> YOUR TASK
In the entries below, repeat only the lines between those holding "Emit a component" and "const FIRST_WEEK = -1;", inclusive. Leave pictures out.

[Stored items from a collection]
+ + + + +
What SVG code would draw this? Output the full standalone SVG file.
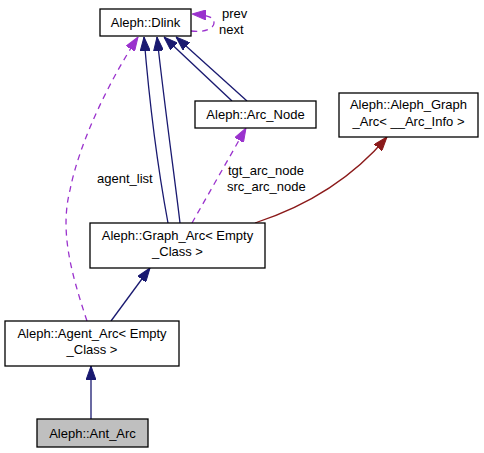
<svg xmlns="http://www.w3.org/2000/svg" width="484" height="453" viewBox="0 0 484 453">
<style>
.node rect{fill:#ffffff;stroke:#000000;stroke-width:1.3}
.node text{font-family:"Liberation Sans",Arial,sans-serif;font-size:13px;fill:#000000;text-anchor:middle}
.lbl{font-family:"Liberation Sans",Arial,sans-serif;font-size:13px;fill:#000000}
.inh{fill:none;stroke:#191970;stroke-width:1.3}
.use{fill:none;stroke:#9a32cd;stroke-width:1.3;stroke-dasharray:6,5}
.tpl{fill:none;stroke:#8b1a1a;stroke-width:1.3}
</style>
<defs>
<marker id="aNavy" viewBox="0 0 14 10" refX="14" refY="5" markerWidth="14" markerHeight="10" orient="auto" markerUnits="userSpaceOnUse"><path d="M0,0 L14,5 L0,10 z" fill="#191970" stroke="#191970"/></marker>
<marker id="aPurple" viewBox="0 0 14 10" refX="14" refY="5" markerWidth="14" markerHeight="10" orient="auto" markerUnits="userSpaceOnUse"><path d="M0,0 L14,5 L0,10 z" fill="#9a32cd" stroke="#9a32cd"/></marker>
<marker id="aRed" viewBox="0 0 14 10" refX="14" refY="5" markerWidth="14" markerHeight="10" orient="auto" markerUnits="userSpaceOnUse"><path d="M0,0 L14,5 L0,10 z" fill="#8b1a1a" stroke="#8b1a1a"/></marker>
</defs>
<rect width="484" height="453" fill="#ffffff"/>
<g id="edges">
<path class="inh" d="M91,419 L91,366" marker-end="url(#aNavy)"/>
<path class="inh" d="M111,321 L150,268" marker-end="url(#aNavy)"/>
<path class="inh" d="M168,223 C 160,180 150,110 144,37" marker-end="url(#aNavy)"/>
<path class="inh" d="M180,223 C 175,180 165,110 157,37" marker-end="url(#aNavy)"/>
<path class="inh" d="M232,101 L164,37" marker-end="url(#aNavy)"/>
<path class="inh" d="M247,101 L176,37" marker-end="url(#aNavy)"/>
<path class="use" d="M87,321 C 70,270 60,230 70,190 C 80,140 110,80 138,37" marker-end="url(#aPurple)"/>
<text class="lbl" x="97" y="183">agent_list</text>
<path class="use" d="M192,223 L246,128" marker-end="url(#aPurple)"/>
<text class="lbl" x="228" y="175">tgt_arc_node</text>
<text class="lbl" x="227" y="191">src_arc_node</text>
<path class="use" d="M191,31 C 205,33 214,28 214,23 C 214,17 208,15 192,14" marker-end="url(#aPurple)"/>
<text class="lbl" x="222" y="18">prev</text>
<text class="lbl" x="219" y="34">next</text>
<path class="tpl" d="M255,223 C 310,205 355,175 387,137" marker-end="url(#aRed)"/>
</g>
<g id="dlink" class="node"><rect x="100" y="9" width="91" height="27"/><text x="145.5" y="27">Aleph::Dlink</text></g>
<g id="arc_node" class="node"><rect x="195" y="101" width="121" height="27"/><text x="255.5" y="119">Aleph::Arc_Node</text></g>
<g id="aleph_graph_arc" class="node"><rect x="339" y="93" width="139" height="44"/><text x="408.5" y="109">Aleph::Aleph_Graph</text><text x="408.5" y="125.5">_Arc&lt; __Arc_Info &gt;</text></g>
<g id="graph_arc" class="node"><rect x="90" y="223" width="175" height="45"/><text x="177.5" y="239.5">Aleph::Graph_Arc&lt; Empty</text><text x="177.5" y="256">_Class &gt;</text></g>
<g id="agent_arc" class="node"><rect x="5" y="321" width="174" height="45"/><text x="92" y="337.5">Aleph::Agent_Arc&lt; Empty</text><text x="92" y="354">_Class &gt;</text></g>
<g id="ant_arc" class="node"><rect x="37" y="419" width="111" height="28" style="fill:#bfbfbf"/><text x="92.5" y="437.5">Aleph::Ant_Arc</text></g>
</svg>
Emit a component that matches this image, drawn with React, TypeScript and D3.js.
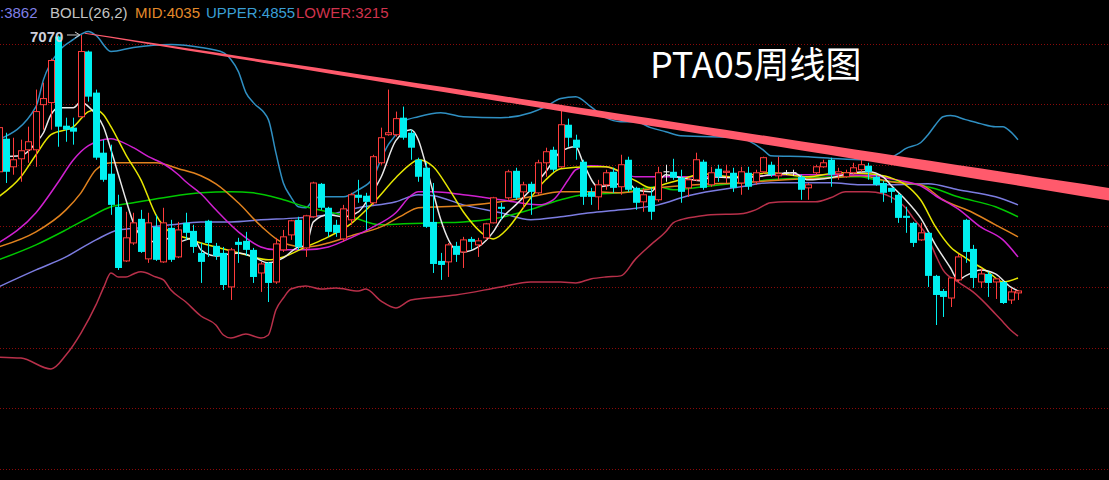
import React from 'react';
import * as d3 from 'd3';

const W = 1109;
const H = 480;
const TITLE = 'PTA05周线图';
const FIRST_WEEK = -1;

// weekly OHLC (week index starts at FIRST_WEEK)
const opens = [5945,6217,5986,6052,6126,6126,6497,6514,7057,6324,6308,6398,6934,6596,6102,5929,5657,5212,5360,5558,5229,5492,5204,5484,5245,5525,5459,5278,5542,5336,5278,4998,5369,5377,5303,5113,5196,5039,5303,5426,5550,5319,5575,5846,5649,5509,5393,5550,5756,5748,5690,6019,6250,6250,6390,6266,6044,5978,5533,5212,5204,5336,5286,5393,5344,5402,5525,5657,5731,5953,5780,5846,5772,6019,6126,5986,6332,6209,6028,5780,5739,5838,5945,5822,6044,5813,5698,5748,5715,5945,5945,5896,5813,5879,6028,5838,5970,5940,5937,5853,5937,5863,5945,6003,5912,5937,5937,5904,5813,5937,5986,6044,5929,5904,5937,5962,5995,5904,5853,5813,5756,5583,5525,5385,5443,5089,4965,4907,5056,5550,5311,5039,5105,5039,5039,4891,4949];
const highs = [6332,6266,6225,6209,6316,6621,6678,6876,7065,6390,6390,7070,6942,6621,6209,6168,5756,5616,5608,5632,5608,5591,5649,5550,5533,5608,5509,5360,5550,5360,5327,5319,5402,5451,5319,5204,5204,5402,5467,5550,5575,5591,5863,5853,5657,5550,5673,5772,5879,5772,6085,6308,6621,6440,6481,6291,6061,6019,5853,5278,5360,5369,5410,5410,5402,5525,5739,5690,5962,5978,5863,5863,6044,6143,6151,6456,6382,6250,6044,5813,5879,5962,5978,6085,6069,5822,5813,5813,5986,6003,6052,5962,5896,6102,6044,5986,6003,6003,5978,5986,5986,5962,6069,6028,6069,5960,5962,5921,5853,6003,6044,6061,5978,5962,6019,6052,6019,5921,5871,5813,5772,5657,5533,5525,5451,5097,4981,5080,5270,5558,5344,5154,5122,5072,5047,4990,4973];
const lows = [5921,5853,5921,5863,6019,5986,6291,6291,6151,6192,6168,6390,6522,6044,5863,5591,5138,5204,5344,5278,5196,5212,5196,5204,5235,5385,5278,5031,5245,5221,4973,4891,5196,5253,5031,4957,4874,5023,5286,5385,5303,5245,5566,5632,5410,5410,5369,5509,5690,5467,5673,6003,6242,6234,6209,6044,5863,5484,5113,5056,5080,5204,5154,5303,5245,5385,5520,5550,5715,5715,5649,5591,5756,5904,5945,5978,6151,6044,5673,5673,5632,5797,5772,5756,5780,5632,5616,5550,5698,5863,5879,5690,5739,5870,5797,5822,5863,5853,5780,5756,5797,5838,5929,5904,5879,5920,5912,5715,5715,5921,5978,5822,5879,5896,5921,5945,5879,5830,5698,5690,5525,5443,5327,5377,4998,4685,4751,4833,5039,5196,4990,4990,4916,4899,4858,4858,4891];
const closes = [6308,5945,6044,6118,6192,6440,6547,6860,6316,6291,6275,6934,6563,6061,5879,5673,5154,5402,5525,5286,5525,5221,5525,5221,5467,5443,5327,5204,5360,5253,5014,5303,5344,5303,5080,5187,5031,5352,5410,5542,5327,5583,5853,5649,5451,5443,5640,5756,5731,5698,6069,6225,6266,6382,6225,6143,5904,5492,5187,5179,5344,5262,5385,5369,5377,5517,5731,5640,5945,5731,5838,5780,6019,6110,5962,6332,6225,6143,5739,5739,5838,5937,5813,6003,5797,5690,5756,5616,5937,5945,5896,5780,5879,6044,5813,5937,5904,5950,5813,5945,5822,5937,6061,5921,5929,5937,5937,5797,5838,5986,6019,5921,5945,5937,5978,6003,5945,5838,5772,5780,5566,5566,5360,5443,5089,4932,4916,5072,5245,5286,5072,5105,5031,5064,4866,4957,4965];

// indicator lines: [week, price]
const ma5: [number, number][] = [[-1,6069],[2,6077],[4,6184],[5,6266],[6,6415],[7,6472],[9,6472],[10,6522],[11,6481],[12,6415],[13,6316],[14,6126],[15,5921],[16,5715],[17,5525],[18,5418],[20,5369],[21,5402],[22,5385],[23,5369],[25,5402],[26,5303],[28,5253],[30,5270],[31,5278],[33,5245],[35,5196],[37,5237],[39,5327],[40,5336],[41,5533],[43,5591],[45,5575],[47,5616],[48,5690],[50,5896],[52,6201],[54,6291],[55,6209],[56,6003],[57,5772],[58,5550],[60,5303],[61,5286],[63,5327],[65,5451],[66,5550],[68,5673],[70,5797],[72,5945],[74,6110],[76,6151],[77,6019],[79,5822],[81,5838],[83,5855],[84,5797],[86,5780],[88,5921],[90,5896],[93,5871],[94,5904],[97,5896],[100,5904],[102,5921],[105,5937],[107,5879],[110,5896],[113,5937],[115,5945],[117,5904],[118,5838],[120,5715],[122,5566],[124,5344],[126,5154],[127,5056],[128,5089],[130,5138],[132,5105],[134,4998],[135,4965]];
const ma10: [number, number][] = [[-1,5739],[2,5904],[4,6085],[6,6250],[9,6316],[11,6440],[12,6456],[13,6415],[14,6316],[16,6085],[18,5879],[20,5591],[22,5443],[24,5402],[26,5360],[28,5327],[32,5262],[35,5221],[37,5245],[40,5327],[43,5410],[46,5517],[49,5690],[52,5896],[54,6011],[55,6044],[57,5986],[59,5813],[61,5616],[64,5418],[65,5393],[67,5484],[69,5649],[72,5879],[74,5970],[78,5986],[80,5986],[84,5871],[86,5813],[88,5846],[90,5879],[93,5929],[97,5904],[102,5937],[107,5904],[111,5937],[115,5929],[118,5896],[120,5838],[122,5715],[124,5492],[126,5327],[128,5237],[131,5122],[133,5039],[135,5072]];
const ma20: [number, number][] = [[-1,5360],[4,5608],[7,5863],[9,6044],[11,6160],[14,6217],[15,6201],[17,6143],[19,6069],[21,6011],[23,5921],[24,5863],[26,5764],[28,5632],[31,5451],[34,5327],[36,5303],[40,5303],[43,5327],[46,5402],[49,5492],[52,5608],[54,5748],[55,5780],[57,5780],[61,5756],[66,5715],[71,5673],[73,5715],[75,5879],[76,5962],[78,5995],[80,5986],[82,5945],[84,5904],[87,5904],[98,5904],[104,5921],[110,5921],[116,5912],[118,5887],[122,5830],[124,5748],[127,5640],[130,5492],[133,5385],[135,5245]];
const ma60: [number, number][] = [[-1,5221],[4,5344],[8,5467],[11,5566],[14,5657],[17,5690],[21,5731],[26,5772],[30,5780],[33,5772],[37,5715],[40,5657],[43,5616],[46,5575],[50,5509],[53,5517],[57,5525],[61,5533],[65,5558],[69,5616],[74,5715],[77,5756],[82,5772],[87,5822],[89,5797],[93,5822],[98,5855],[102,5879],[107,5896],[111,5904],[114,5904],[116,5879],[120,5855],[124,5805],[127,5739],[132,5657],[135,5575]];
const ma120: [number, number][] = [[-1,4998],[4,5138],[8,5245],[12,5385],[15,5467],[18,5484],[22,5509],[26,5533],[30,5533],[34,5550],[39,5566],[43,5591],[47,5649],[52,5698],[55,5756],[57,5748],[61,5673],[66,5608],[70,5550],[74,5575],[78,5608],[82,5632],[87,5673],[91,5748],[98,5822],[102,5855],[110,5855],[114,5838],[118,5838],[123,5846],[127,5797],[132,5739],[135,5673]];
const bollMid: [number, number][] = [[-1,5327],[4,5451],[8,5632],[10,5772],[12,5962],[14,6019],[17,6019],[20,6019],[23,5970],[26,5912],[28,5846],[31,5690],[34,5500],[37,5360],[40,5327],[43,5360],[46,5418],[50,5492],[53,5591],[55,5649],[61,5665],[66,5698],[70,5739],[74,5780],[78,5780],[82,5772],[87,5813],[92,5838],[98,5855],[104,5879],[110,5896],[114,5912],[118,5863],[122,5838],[125,5715],[129,5608],[132,5509],[135,5410]];
const bollUpper: [number, number][] = [[-1,6209],[4,6481],[5,6703],[7,6934],[9,7033],[11,7098],[12,7066],[14,6934],[17,6967],[22,6991],[26,6967],[29,6925],[30,6868],[31,6769],[32,6596],[33,6514],[35,6374],[36,6102],[37,5853],[38,5739],[39,5657],[40,5649],[41,5715],[42,5739],[45,5739],[47,5797],[49,5896],[50,6044],[51,6168],[52,6250],[53,6357],[55,6398],[58,6431],[61,6398],[66,6390],[70,6431],[72,6481],[74,6547],[76,6563],[78,6481],[80,6390],[82,6357],[84,6357],[86,6308],[88,6275],[90,6242],[98,6225],[99,6201],[101,6126],[102,6077],[107,6069],[111,6052],[115,6044],[118,6061],[119,6094],[120,6135],[122,6184],[123,6250],[124,6332],[125,6398],[126,6407],[128,6374],[130,6341],[132,6316],[133,6316],[134,6275],[135,6209]];
const bollLower: [number, number][] = [[-1,4421],[2,4413],[6,4323],[8,4438],[10,4619],[12,4850],[13,4990],[14,5113],[15,5080],[16,5080],[17,5105],[18,5122],[20,5080],[21,5056],[22,4973],[24,4874],[26,4759],[28,4685],[29,4603],[30,4578],[32,4611],[34,4578],[35,4603],[36,4809],[37,4907],[38,4981],[40,5006],[42,4981],[44,4990],[47,4965],[48,4981],[50,4883],[52,4825],[54,4891],[56,4907],[60,4932],[66,4998],[70,5039],[74,5039],[76,5031],[78,5064],[80,5080],[82,5089],[84,5229],[86,5344],[88,5451],[89,5525],[90,5550],[92,5575],[94,5591],[98,5599],[100,5632],[102,5690],[104,5698],[108,5698],[110,5731],[112,5780],[115,5780],[117,5764],[118,5739],[120,5649],[121,5566],[123,5402],[124,5262],[125,5138],[127,5039],[129,4957],[132,4776],[133,4710],[134,4644],[135,4594]];

const gridPrices = [7000, 6500, 6000, 5500, 5000, 4500, 4000, 3500];
const peakPrice = 7070;
const peakWeek = 10;
const trendStart: [number, number] = [10.5, 7085];
const trendEnd: [number, number] = [147.2, 5760];

const legend = [
  { text: ':3862', color: '#7f7fe6', x: 0 },
  { text: 'BOLL(26,2)', color: '#c4c4c4', x: 50 },
  { text: 'MID:4035', color: '#e58a2a', x: 135 },
  { text: 'UPPER:4855', color: '#3a9fd6', x: 206 },
  { text: 'LOWER:3215', color: '#d0334c', x: 296 },
];

const UP = '#ff3c3c';
const DOWN = '#00f0f0';

export default function App() {
  const x = d3.scaleLinear().domain([0, 135]).range([6, 1018]);
  const y = d3.scaleLinear().domain([3500, 7000]).range([469.1, 43.5]);

  const line = d3
    .line<[number, number]>()
    .x((d) => x(d[0]))
    .y((d) => y(d[1]))
    .curve(d3.curveMonotoneX);

  const series: { data: [number, number][]; color: string }[] = [
    { data: bollLower, color: '#b8304a' },
    { data: bollUpper, color: '#2f8fc2' },
    { data: ma120, color: '#7c7ce0' },
    { data: ma60, color: '#00c800' },
    { data: bollMid, color: '#e0821e' },
    { data: ma20, color: '#d020d0' },
    { data: ma10, color: '#e6e600' },
    { data: ma5, color: '#e8e8e8' },
  ];

  // trend line as a widening band
  const tx0 = x(trendStart[0]);
  const ty0 = y(trendStart[1]);
  const tx1 = x(trendEnd[0]);
  const ty1 = y(trendEnd[1]);
  const steps = 40;
  const top: string[] = [];
  const bot: string[] = [];
  for (let s = 0; s <= steps; s++) {
    const f = s / steps;
    const px = tx0 + (tx1 - tx0) * f;
    const py = ty0 + (ty1 - ty0) * f;
    const t = 1 + 11.5 * f;
    top.push(`${px.toFixed(1)},${(py - t / 2).toFixed(1)}`);
    bot.unshift(`${px.toFixed(1)},${(py + t / 2).toFixed(1)}`);
  }
  const trendPoly = top.concat(bot).join(' ');

  const candles = opens.map((o, k) => {
    const i = k + FIRST_WEEK;
    const c = closes[k];
    const h = highs[k];
    const l = lows[k];
    const cx = Math.round(x(i)) + 0.5;
    const yo = y(o);
    const yc = y(c);
    const yh = y(h);
    const yl = y(l);
    const bt = Math.min(yo, yc);
    const bb = Math.max(yo, yc);
    if (o === c) {
      return (
        <g key={k}>
          <line x1={cx} x2={cx} y1={yh} y2={yl} stroke="#e8e8e8" strokeWidth={1} />
          <line x1={cx - 3} x2={cx + 3} y1={yo} y2={yo} stroke="#e8e8e8" strokeWidth={1.2} />
        </g>
      );
    }
    if (c > o) {
      return (
        <g key={k}>
          <line x1={cx} x2={cx} y1={yh} y2={bt} stroke={UP} strokeWidth={1} />
          <line x1={cx} x2={cx} y1={bb} y2={yl} stroke={UP} strokeWidth={1} />
          <rect x={cx - 3} y={bt} width={6} height={Math.max(1, bb - bt)} fill="#000" stroke={UP} strokeWidth={1} />
        </g>
      );
    }
    return (
      <g key={k}>
        <line x1={cx} x2={cx} y1={yh} y2={yl} stroke={DOWN} strokeWidth={1} />
        <rect x={cx - 3.5} y={bt} width={7} height={Math.max(1.2, bb - bt)} fill={DOWN} />
      </g>
    );
  });

  const px = x(peakWeek);
  const py = y(peakPrice);

  return (
    <svg
      width={W}
      height={H}
      viewBox={`0 0 ${W} ${H}`}
      style={{ position: 'absolute', left: 0, top: 0, display: 'block', background: '#000' }}
    >
      <rect x={0} y={0} width={W} height={H} fill="#000" />
      {gridPrices.map((g) => (
        <line
          key={g}
          x1={0}
          x2={W}
          y1={Math.round(y(g)) + 0.5}
          y2={Math.round(y(g)) + 0.5}
          stroke="#8a0a0a"
          strokeWidth={1}
          strokeDasharray="1 2"
        />
      ))}
      {series.map((s, idx) => (
        <path key={idx} d={line(s.data) || ''} fill="none" stroke={s.color} strokeWidth={1.5} />
      ))}
      {candles}
      <polygon points={trendPoly} fill="#ff5a6c" />
      <text
        x={650}
        y={78}
        fill="#ffffff"
        fontSize={36}
        fontFamily="'Noto Sans CJK SC', 'Noto Sans', sans-serif"
      >
        {TITLE}
      </text>
      {legend.map((d) => (
        <text key={d.text} x={d.x} y={18} fill={d.color} fontSize={15} fontFamily="'Liberation Sans', Arial, sans-serif">
          {d.text}
        </text>
      ))}
      <text
        x={px - 51}
        y={py + 7}
        fill="#cfd0dc"
        fontSize={15}
        fontWeight="bold"
        fontFamily="'Liberation Sans', Arial, sans-serif"
      >
        {peakPrice}
      </text>
      <line x1={px - 14} x2={px - 2} y1={py} y2={py} stroke="#c8c8c8" strokeWidth={1} />
      <path d={`M${px - 6},${py - 3} L${px - 1},${py} L${px - 6},${py + 3}`} fill="none" stroke="#c8c8c8" strokeWidth={1} />
    </svg>
  );
}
+ + + + +
> EXERCISE SOLUTION
Emit a component that matches this image, drawn with React, TypeScript and D3.js.
import React from 'react';
import * as d3 from 'd3';

const W = 1109;
const H = 480;
const TITLE = 'PTA05周线图';
const FIRST_WEEK = -1;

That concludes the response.